■ **Directive**
Search the material for the string "this" and copy each line where it occurs.

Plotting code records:
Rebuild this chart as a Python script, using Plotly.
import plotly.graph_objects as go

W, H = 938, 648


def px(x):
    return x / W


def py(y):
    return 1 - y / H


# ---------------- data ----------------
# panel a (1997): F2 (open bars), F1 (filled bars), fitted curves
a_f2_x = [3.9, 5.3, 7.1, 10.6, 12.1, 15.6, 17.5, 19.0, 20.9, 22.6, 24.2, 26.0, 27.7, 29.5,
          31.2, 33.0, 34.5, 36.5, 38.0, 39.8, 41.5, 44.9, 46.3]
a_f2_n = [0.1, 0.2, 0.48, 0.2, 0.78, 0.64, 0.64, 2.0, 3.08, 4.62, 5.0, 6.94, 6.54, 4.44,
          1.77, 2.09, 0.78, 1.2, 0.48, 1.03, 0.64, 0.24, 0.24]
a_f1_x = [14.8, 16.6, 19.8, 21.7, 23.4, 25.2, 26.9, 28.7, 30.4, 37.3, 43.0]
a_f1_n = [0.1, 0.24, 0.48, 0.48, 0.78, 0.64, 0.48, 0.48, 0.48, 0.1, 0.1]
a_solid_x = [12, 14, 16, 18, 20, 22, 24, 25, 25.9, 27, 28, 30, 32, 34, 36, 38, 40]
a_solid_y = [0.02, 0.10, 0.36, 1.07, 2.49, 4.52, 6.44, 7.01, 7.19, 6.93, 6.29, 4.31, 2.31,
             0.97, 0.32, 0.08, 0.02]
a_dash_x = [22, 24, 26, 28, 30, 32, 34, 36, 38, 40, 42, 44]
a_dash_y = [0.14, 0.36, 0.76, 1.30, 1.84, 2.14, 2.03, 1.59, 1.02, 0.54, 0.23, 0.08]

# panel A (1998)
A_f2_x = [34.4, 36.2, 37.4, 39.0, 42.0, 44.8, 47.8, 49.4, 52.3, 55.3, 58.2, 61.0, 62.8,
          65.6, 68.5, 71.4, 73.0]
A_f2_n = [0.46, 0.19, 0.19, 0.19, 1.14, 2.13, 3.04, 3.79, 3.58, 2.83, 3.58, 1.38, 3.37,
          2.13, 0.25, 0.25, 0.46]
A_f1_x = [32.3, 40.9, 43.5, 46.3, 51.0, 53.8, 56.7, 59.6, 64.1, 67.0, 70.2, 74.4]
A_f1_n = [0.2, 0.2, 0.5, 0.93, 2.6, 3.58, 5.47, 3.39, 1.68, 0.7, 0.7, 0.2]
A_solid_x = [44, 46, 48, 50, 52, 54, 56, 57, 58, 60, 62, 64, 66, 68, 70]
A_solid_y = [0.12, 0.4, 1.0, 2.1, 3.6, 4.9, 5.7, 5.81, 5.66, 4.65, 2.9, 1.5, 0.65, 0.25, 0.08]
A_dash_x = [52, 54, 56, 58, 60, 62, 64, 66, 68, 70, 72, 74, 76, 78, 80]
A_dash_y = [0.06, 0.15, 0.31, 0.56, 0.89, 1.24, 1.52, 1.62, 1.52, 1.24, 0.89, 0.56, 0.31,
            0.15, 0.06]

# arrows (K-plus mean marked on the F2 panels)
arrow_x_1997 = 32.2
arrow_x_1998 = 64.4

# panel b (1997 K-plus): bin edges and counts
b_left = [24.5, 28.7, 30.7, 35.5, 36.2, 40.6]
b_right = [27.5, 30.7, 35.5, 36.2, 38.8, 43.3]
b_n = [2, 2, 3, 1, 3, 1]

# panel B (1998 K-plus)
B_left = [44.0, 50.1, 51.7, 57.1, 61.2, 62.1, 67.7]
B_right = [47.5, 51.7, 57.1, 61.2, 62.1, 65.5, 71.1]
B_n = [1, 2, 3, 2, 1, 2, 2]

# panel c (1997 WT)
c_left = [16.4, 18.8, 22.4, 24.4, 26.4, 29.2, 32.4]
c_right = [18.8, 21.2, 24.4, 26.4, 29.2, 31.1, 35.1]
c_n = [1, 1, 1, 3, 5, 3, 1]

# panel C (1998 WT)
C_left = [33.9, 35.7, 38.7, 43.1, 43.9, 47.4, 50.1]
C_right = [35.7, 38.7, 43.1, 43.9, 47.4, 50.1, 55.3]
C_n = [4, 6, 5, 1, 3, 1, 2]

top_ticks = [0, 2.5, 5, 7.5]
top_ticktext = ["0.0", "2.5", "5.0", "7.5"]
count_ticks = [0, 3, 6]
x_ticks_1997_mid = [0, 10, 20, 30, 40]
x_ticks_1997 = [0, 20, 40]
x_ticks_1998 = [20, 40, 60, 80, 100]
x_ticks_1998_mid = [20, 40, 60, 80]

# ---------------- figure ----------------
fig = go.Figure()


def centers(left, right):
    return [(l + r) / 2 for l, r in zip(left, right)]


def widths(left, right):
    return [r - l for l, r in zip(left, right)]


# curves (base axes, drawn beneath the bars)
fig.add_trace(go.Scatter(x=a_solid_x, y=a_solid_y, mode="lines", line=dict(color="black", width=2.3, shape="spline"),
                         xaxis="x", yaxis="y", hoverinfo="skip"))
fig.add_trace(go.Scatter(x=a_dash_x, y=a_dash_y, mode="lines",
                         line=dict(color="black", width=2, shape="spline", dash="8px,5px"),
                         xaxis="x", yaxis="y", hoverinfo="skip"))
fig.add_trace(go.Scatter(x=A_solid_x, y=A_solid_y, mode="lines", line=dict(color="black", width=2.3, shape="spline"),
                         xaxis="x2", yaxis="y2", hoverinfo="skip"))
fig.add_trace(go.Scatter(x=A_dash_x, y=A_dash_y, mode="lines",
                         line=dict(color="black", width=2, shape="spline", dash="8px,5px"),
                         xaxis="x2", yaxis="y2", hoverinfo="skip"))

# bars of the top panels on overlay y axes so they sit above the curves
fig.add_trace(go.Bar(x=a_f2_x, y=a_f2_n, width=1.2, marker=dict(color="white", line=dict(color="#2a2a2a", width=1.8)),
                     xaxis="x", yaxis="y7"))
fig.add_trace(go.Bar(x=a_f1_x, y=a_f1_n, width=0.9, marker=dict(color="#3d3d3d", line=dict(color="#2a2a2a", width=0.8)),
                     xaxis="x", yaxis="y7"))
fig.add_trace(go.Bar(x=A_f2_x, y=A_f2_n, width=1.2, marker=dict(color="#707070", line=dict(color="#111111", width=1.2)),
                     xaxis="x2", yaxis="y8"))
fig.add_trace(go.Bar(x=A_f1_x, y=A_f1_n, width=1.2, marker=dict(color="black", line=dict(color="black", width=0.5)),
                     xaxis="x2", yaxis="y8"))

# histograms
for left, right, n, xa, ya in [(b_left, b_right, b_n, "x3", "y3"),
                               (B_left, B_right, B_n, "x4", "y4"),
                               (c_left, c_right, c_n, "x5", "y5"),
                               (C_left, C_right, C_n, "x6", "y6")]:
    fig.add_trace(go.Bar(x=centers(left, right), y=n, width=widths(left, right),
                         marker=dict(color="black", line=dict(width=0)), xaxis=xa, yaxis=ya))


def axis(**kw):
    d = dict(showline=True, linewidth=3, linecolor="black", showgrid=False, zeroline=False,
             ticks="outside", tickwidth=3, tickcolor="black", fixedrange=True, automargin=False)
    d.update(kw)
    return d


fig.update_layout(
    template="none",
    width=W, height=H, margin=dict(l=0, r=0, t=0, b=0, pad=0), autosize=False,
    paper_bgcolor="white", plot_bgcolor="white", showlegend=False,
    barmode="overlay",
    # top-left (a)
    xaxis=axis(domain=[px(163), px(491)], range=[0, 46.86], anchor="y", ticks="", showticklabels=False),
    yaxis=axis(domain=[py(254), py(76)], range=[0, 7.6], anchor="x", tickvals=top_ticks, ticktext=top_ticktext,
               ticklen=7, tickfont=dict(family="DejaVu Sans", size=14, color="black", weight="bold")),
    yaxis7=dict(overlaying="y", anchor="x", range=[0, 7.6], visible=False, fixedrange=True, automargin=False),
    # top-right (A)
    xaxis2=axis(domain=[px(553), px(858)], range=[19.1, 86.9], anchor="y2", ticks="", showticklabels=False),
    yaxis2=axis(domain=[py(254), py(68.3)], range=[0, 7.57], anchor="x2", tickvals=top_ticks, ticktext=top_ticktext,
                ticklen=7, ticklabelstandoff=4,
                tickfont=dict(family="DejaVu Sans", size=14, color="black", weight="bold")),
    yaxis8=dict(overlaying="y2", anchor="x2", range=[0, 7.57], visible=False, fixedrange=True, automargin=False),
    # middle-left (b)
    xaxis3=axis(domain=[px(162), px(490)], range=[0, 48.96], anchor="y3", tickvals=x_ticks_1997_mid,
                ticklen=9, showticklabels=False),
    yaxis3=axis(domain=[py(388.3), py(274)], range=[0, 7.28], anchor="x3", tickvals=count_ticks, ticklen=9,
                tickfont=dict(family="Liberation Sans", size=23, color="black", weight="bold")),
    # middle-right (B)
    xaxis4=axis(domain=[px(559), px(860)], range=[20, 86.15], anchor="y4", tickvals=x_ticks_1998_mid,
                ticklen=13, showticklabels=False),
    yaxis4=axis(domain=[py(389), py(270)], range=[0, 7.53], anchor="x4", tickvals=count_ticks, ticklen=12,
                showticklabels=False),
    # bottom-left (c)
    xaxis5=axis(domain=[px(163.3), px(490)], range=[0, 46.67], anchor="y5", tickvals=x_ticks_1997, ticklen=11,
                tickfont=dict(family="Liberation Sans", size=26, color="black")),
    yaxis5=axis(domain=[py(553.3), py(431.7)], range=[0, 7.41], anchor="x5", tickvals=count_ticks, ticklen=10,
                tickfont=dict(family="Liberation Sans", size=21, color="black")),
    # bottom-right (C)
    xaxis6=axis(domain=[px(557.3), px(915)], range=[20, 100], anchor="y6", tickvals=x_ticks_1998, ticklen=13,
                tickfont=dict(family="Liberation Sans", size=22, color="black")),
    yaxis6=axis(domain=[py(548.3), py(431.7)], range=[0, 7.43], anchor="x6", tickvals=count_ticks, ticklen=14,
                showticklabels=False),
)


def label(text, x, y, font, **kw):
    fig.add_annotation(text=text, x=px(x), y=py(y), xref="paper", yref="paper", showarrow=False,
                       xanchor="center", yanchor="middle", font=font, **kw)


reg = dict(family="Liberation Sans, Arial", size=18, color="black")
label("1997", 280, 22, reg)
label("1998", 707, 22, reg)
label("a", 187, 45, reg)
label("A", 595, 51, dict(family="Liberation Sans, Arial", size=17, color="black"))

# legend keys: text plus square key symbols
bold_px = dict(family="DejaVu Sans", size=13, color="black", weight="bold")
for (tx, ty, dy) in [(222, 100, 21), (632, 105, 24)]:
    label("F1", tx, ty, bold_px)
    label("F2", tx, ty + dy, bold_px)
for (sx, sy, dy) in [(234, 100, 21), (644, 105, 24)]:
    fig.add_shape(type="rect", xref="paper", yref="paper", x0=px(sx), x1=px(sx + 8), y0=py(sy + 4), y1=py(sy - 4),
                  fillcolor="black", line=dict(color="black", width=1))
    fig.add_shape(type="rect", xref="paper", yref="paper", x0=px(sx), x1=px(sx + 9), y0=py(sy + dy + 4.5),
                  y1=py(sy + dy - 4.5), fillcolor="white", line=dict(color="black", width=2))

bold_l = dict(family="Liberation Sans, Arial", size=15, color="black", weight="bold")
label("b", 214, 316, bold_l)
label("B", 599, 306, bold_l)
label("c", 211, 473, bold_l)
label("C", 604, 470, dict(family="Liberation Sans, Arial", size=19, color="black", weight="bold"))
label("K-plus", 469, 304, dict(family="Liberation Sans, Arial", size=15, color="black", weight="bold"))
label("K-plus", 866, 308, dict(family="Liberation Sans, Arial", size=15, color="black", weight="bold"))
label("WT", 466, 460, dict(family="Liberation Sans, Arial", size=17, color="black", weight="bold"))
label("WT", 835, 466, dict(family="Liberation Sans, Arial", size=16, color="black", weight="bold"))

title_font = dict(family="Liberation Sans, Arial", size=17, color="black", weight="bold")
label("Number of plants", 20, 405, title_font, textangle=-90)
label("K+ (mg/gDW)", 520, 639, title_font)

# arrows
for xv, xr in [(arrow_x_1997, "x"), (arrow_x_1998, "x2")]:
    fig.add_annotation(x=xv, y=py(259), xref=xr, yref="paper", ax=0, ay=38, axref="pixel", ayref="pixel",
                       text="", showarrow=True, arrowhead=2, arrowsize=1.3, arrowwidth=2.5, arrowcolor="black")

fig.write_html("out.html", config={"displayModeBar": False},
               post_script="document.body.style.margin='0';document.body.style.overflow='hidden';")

--

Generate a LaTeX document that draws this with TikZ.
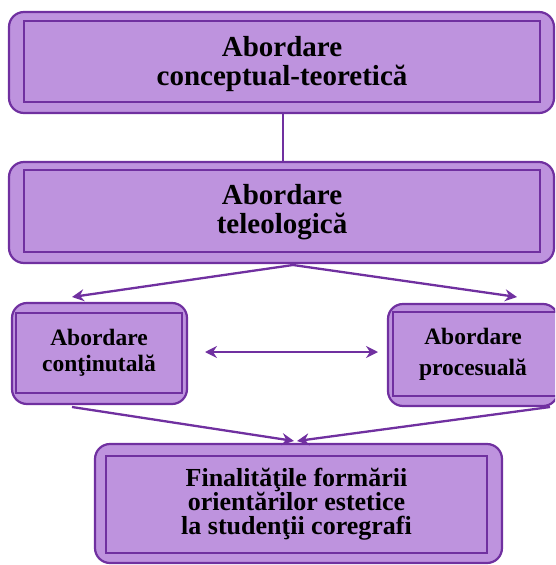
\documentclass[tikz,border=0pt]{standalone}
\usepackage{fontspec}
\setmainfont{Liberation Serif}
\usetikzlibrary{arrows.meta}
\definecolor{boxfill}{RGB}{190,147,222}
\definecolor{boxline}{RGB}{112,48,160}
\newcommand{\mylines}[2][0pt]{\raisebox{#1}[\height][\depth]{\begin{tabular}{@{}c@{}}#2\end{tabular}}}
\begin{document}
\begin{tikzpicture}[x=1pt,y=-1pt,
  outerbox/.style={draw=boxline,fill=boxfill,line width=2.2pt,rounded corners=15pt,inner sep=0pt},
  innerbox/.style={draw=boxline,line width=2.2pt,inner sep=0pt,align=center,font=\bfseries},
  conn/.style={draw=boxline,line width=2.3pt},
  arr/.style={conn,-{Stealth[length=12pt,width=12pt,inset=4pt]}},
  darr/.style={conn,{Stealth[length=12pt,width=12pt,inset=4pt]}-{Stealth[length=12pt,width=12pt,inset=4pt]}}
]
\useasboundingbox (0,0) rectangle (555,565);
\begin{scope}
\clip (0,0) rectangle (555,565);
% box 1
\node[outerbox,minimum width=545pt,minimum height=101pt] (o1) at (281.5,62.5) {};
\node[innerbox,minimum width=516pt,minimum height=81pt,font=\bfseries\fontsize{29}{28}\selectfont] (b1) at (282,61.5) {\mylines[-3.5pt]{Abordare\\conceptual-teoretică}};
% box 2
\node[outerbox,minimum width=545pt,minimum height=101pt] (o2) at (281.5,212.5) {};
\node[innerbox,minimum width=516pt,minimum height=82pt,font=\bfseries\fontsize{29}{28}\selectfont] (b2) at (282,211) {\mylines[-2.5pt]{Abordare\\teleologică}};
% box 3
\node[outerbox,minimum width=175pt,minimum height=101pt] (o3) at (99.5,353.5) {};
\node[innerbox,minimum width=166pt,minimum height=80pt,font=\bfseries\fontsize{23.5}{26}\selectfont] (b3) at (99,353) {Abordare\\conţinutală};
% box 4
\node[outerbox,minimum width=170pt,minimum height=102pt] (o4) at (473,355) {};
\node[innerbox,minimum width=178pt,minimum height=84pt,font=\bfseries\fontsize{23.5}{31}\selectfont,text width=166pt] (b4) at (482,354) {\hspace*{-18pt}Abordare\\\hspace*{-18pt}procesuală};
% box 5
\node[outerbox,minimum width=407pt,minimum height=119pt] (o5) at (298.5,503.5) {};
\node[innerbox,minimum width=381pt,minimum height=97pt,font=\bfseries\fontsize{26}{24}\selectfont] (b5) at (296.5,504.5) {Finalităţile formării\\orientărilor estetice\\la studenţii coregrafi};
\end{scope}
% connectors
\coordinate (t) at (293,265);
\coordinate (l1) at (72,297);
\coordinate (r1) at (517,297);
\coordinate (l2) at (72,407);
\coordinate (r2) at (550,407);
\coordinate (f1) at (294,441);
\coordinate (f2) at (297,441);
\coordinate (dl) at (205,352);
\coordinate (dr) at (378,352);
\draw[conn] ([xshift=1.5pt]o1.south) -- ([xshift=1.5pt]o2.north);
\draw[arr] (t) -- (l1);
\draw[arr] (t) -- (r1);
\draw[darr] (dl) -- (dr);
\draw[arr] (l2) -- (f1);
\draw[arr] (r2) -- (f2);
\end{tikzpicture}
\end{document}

■ **Solution to the exercise**
Rebuild this chart as a Python script, using Plotly.
Generate a LaTeX document that draws this with TikZ.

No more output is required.